• _Task brief_: Reproduce the listing exactly and skip over any pictures.

• _Raw data_:

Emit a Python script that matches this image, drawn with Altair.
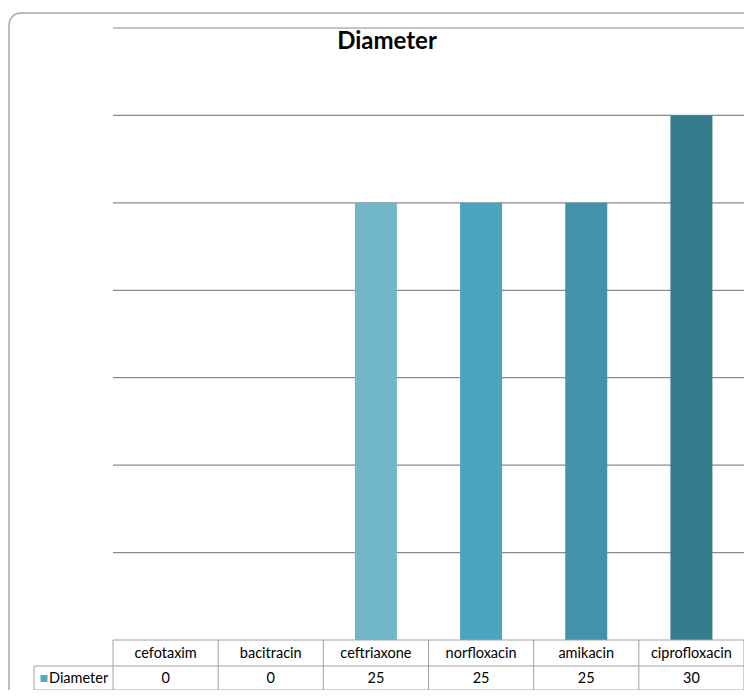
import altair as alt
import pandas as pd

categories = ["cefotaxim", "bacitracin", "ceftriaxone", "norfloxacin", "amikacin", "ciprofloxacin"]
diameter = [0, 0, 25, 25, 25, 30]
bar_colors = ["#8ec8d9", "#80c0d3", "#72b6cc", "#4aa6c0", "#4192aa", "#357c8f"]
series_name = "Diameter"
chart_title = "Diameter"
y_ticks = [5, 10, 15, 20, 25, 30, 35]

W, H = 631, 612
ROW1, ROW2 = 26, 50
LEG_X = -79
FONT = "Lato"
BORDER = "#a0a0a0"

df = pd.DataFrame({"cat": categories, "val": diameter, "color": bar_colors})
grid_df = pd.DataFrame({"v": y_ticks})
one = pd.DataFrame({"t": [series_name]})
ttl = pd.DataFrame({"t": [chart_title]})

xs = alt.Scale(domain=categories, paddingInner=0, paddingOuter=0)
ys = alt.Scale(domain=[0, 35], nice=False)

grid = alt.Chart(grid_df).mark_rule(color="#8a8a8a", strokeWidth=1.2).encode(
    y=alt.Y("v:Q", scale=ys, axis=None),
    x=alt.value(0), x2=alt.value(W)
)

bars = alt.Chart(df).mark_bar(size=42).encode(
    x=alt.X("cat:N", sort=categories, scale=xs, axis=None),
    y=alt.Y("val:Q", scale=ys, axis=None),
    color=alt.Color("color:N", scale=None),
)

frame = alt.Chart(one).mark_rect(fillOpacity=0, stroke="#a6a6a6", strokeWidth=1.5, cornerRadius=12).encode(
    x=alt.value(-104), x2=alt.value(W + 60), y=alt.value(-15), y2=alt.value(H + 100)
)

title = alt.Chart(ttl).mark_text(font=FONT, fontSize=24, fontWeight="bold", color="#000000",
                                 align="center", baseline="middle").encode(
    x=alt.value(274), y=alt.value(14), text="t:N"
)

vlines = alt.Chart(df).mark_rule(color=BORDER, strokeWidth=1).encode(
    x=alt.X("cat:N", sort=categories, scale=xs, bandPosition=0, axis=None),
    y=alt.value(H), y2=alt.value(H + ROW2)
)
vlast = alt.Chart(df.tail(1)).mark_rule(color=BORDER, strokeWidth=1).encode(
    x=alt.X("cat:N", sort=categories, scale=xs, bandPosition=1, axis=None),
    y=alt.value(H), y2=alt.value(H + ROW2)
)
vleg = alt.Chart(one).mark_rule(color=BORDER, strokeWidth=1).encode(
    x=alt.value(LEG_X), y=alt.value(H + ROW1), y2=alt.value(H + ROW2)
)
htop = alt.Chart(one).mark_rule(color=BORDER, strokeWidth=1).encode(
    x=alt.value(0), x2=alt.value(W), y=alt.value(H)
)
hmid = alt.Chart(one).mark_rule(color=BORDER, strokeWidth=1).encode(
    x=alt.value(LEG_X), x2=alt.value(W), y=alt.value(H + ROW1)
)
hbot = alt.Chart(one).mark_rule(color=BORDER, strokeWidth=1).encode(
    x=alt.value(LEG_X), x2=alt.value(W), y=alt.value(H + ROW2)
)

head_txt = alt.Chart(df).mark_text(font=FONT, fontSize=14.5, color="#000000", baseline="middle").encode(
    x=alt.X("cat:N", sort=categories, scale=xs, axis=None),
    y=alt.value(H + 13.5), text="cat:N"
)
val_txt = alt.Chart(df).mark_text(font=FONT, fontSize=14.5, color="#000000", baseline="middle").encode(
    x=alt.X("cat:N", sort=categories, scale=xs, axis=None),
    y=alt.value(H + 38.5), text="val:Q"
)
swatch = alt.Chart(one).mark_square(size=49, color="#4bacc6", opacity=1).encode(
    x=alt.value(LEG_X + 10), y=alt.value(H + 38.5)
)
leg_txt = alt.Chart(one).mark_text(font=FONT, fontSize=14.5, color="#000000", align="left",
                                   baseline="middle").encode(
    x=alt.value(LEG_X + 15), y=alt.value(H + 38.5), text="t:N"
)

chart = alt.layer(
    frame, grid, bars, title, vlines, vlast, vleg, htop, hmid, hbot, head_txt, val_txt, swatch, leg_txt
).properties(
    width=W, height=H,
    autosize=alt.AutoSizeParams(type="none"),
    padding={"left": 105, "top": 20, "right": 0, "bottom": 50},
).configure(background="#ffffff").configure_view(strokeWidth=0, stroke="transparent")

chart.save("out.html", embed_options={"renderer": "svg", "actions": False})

• _Written solution_:
Emit a Python script that matches this image, drawn with Altair.
import altair as alt
import pandas as pd

categories = ["cefotaxim", "bacitracin", "ceftriaxone", "norfloxacin", "amikacin", "ciprofloxacin"]
diameter = [0, 0, 25, 25, 25, 30]
bar_colors = ["#8ec8d9", "#80c0d3", "#72b6cc", "#4aa6c0", "#4192aa", "#357c8f"]
series_name = "Diameter"
chart_title = "Diameter"
y_ticks = [5, 10, 15, 20, 25, 30, 35]

W, H = 631, 612
ROW1, ROW2 = 26, 50
LEG_X = -79
FONT = "Lato"
BORDER = "#a0a0a0"

df = pd.DataFrame({"cat": categories, "val": diameter, "color": bar_colors})
grid_df = pd.DataFrame({"v": y_ticks})
one = pd.DataFrame({"t": [series_name]})
ttl = pd.DataFrame({"t": [chart_title]})

xs = alt.Scale(domain=categories, paddingInner=0, paddingOuter=0)
ys = alt.Scale(domain=[0, 35], nice=False)

grid = alt.Chart(grid_df).mark_rule(color="#8a8a8a", strokeWidth=1.2).encode(
    y=alt.Y("v:Q", scale=ys, axis=None),
    x=alt.value(0), x2=alt.value(W)
)

bars = alt.Chart(df).mark_bar(size=42).encode(
    x=alt.X("cat:N", sort=categories, scale=xs, axis=None),
    y=alt.Y("val:Q", scale=ys, axis=None),
    color=alt.Color("color:N", scale=None),
)

frame = alt.Chart(one).mark_rect(fillOpacity=0, stroke="#a6a6a6", strokeWidth=1.5, cornerRadius=12).encode(
    x=alt.value(-104), x2=alt.value(W + 60), y=alt.value(-15), y2=alt.value(H + 100)
)

title = alt.Chart(ttl).mark_text(font=FONT, fontSize=24, fontWeight="bold", color="#000000",
                                 align="center", baseline="middle").encode(
    x=alt.value(274), y=alt.value(14), text="t:N"
)

vlines = alt.Chart(df).mark_rule(color=BORDER, strokeWidth=1).encode(
    x=alt.X("cat:N", sort=categories, scale=xs, bandPosition=0, axis=None),
    y=alt.value(H), y2=alt.value(H + ROW2)
)
vlast = alt.Chart(df.tail(1)).mark_rule(color=BORDER, strokeWidth=1).encode(
    x=alt.X("cat:N", sort=categories, scale=xs, bandPosition=1, axis=None),
    y=alt.value(H), y2=alt.value(H + ROW2)
)
vleg = alt.Chart(one).mark_rule(color=BORDER, strokeWidth=1).encode(
    x=alt.value(LEG_X), y=alt.value(H + ROW1), y2=alt.value(H + ROW2)
)
htop = alt.Chart(one).mark_rule(color=BORDER, strokeWidth=1).encode(
    x=alt.value(0), x2=alt.value(W), y=alt.value(H)
)
hmid = alt.Chart(one).mark_rule(color=BORDER, strokeWidth=1).encode(
    x=alt.value(LEG_X), x2=alt.value(W), y=alt.value(H + ROW1)
)
hbot = alt.Chart(one).mark_rule(color=BORDER, strokeWidth=1).encode(
    x=alt.value(LEG_X), x2=alt.value(W), y=alt.value(H + ROW2)
)

head_txt = alt.Chart(df).mark_text(font=FONT, fontSize=14.5, color="#000000", baseline="middle").encode(
    x=alt.X("cat:N", sort=categories, scale=xs, axis=None),
    y=alt.value(H + 13.5), text="cat:N"
)
val_txt = alt.Chart(df).mark_text(font=FONT, fontSize=14.5, color="#000000", baseline="middle").encode(
    x=alt.X("cat:N", sort=categories, scale=xs, axis=None),
    y=alt.value(H + 38.5), text="val:Q"
)
swatch = alt.Chart(one).mark_square(size=49, color="#4bacc6", opacity=1).encode(
    x=alt.value(LEG_X + 10), y=alt.value(H + 38.5)
)
leg_txt = alt.Chart(one).mark_text(font=FONT, fontSize=14.5, color="#000000", align="left",
                                   baseline="middle").encode(
    x=alt.value(LEG_X + 15), y=alt.value(H + 38.5), text="t:N"
)

chart = alt.layer(
    frame, grid, bars, title, vlines, vlast, vleg, htop, hmid, hbot, head_txt, val_txt, swatch, leg_txt
).properties(
    width=W, height=H,
    autosize=alt.AutoSizeParams(type="none"),
    padding={"left": 105, "top": 20, "right": 0, "bottom": 50},
).configure(background="#ffffff").configure_view(strokeWidth=0, stroke="transparent")

chart.save("out.html", embed_options={"renderer": "svg", "actions": False})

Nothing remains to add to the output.